Site-specific ERα phosphorylation determines sex-dependent metabolic, reproductive, and body-compositional phenotypes in mice.
Binghao Zou, Jarvis Williams, Madeleine B Landau, Weiqiang Lin, Sallie Fell, Ziqi Yang, MaryJane Jones, Robert Blair, Chad H Steele, Pratik Khare, Cissy Zhang, Anne Le, Muralidharan Anbalagan, Brian G Rowan
Abstract
Open AccessEstrogen receptor alpha (ERα) phosphorylation regulates receptor activity and tissue-specific gene expression. We generated serine (S) to alanine (A) phosphorylation-deficient knock-in mice targeting two conserved ERα sites, S171 and S216, to examine their physiological roles. ERα S216A females were subfertile, with ∼30% smaller litters and diminished uterine growth in response to estradiol (E2). Single-cell spatial transcriptomics revealed a disrupted E2-regulated transcriptome in the myometrium.
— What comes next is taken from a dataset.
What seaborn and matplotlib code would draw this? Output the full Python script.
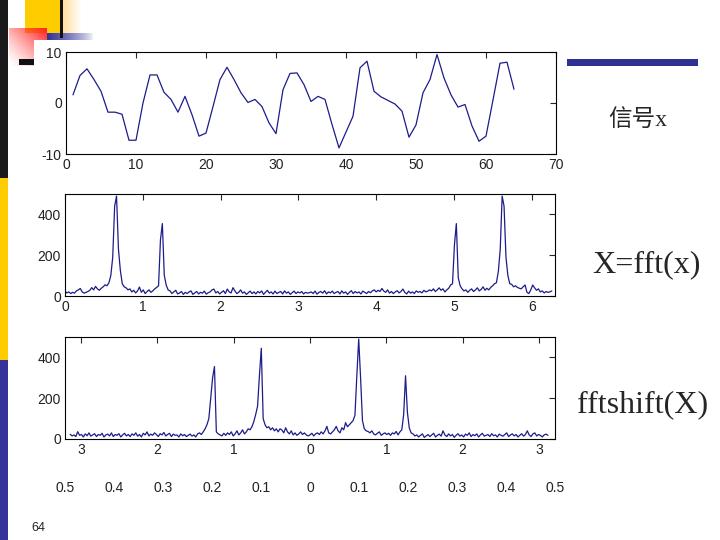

Metabolic profiling revealed the suppression of glycolytic and redox pathways in ERα S216A mice, with males exhibiting reduced adiposity and increased lean mass. Skeletal analysis revealed opposing effects: ERα S216A females exhibited reduced femoral bone density, while ERα S171A females showed an increase. These data demonstrate critical roles for site-specific ERα phosphorylation in modulating receptor levels and activity, as well as gene expression, which have a profound impact on murine body composition, fertility, and metabolism.